DH and I are having a disagreement - not a row as such but it's getting a bit tense - about how much I can get done in the day. Whenever DH has our DS, who is 4 months, he seems to be able to get stuff done - emails, cooking, tidying up -and he can't fully understand why I can't do the same.
Yesterday he was working till 9 o'clock in the evening and he said 'you'll be fine to sort out your own dinner won't you?' He would grab something whilst he was out. Well, DS cluster fed from when we got in from our afternoon group at 5 until about 8. I managed to change him into his bedtime clothes and attempted to put him down once whilst he was sleeping but he woke up crying straight away. So I just held him until 9 and ate cream crackers out of the packet.
DH was baffled once he got back and said I could just have put him in his bouncy chair and got on with it. How? I don't get it.
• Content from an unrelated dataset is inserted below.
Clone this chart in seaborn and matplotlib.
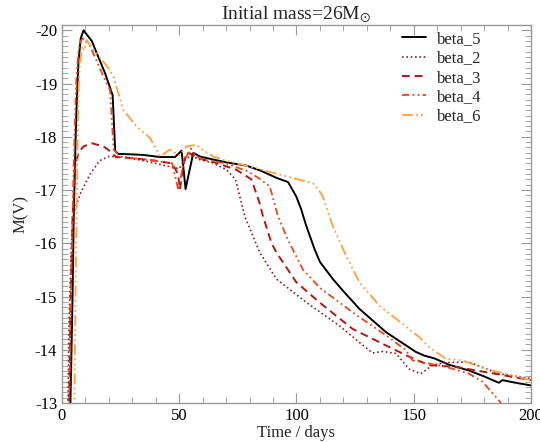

Yes, if I catch DS in the right mood or get him to nap not on me and not in the moving pram then I get half an hour here and there but otherwise I'm stuck. He cries if I'm not with him and paying attention to him. I think that's normal - isn't it?
I think DH lets him grizzle more than I do (though never leaves him to full on cry) and he only has him solo for relatively short periods of time because DS is EBF and doesn't take a bottle. Maybe DS is just different with his Dad? Maybe he's more relaxed with him? I'm finding motherhood quite tough and maybe he's picking up on how tense I feel? 
I've really tried today and have managed to put a wash on, half stack the dishwasher and make myself some porridge but the cost has been a very grumpy DS and no proper playtime for us yet today. Plus I haven't yet managed a shower or lunch or a bath for him. I have fed him on demand and, of course, changed him multiple times.
DH says he doesn't want to put me under any pressure, has no expectations, and he thinks I'm doing a great job but he's also clearly at a bit of a loss as to what we do all day.
I take DS out to groups 4 days a week -because I feel really cooped up if we're in all day - but often need DH's help to get ourselves organised to do that.
Is it meant to be this difficult? I should underline DH is more than pulling his weight with doing cleaning, cooking,etc. I think he just assumed that by now I'd be able to do more.
What is realistic to get done in a day with a 4 month old?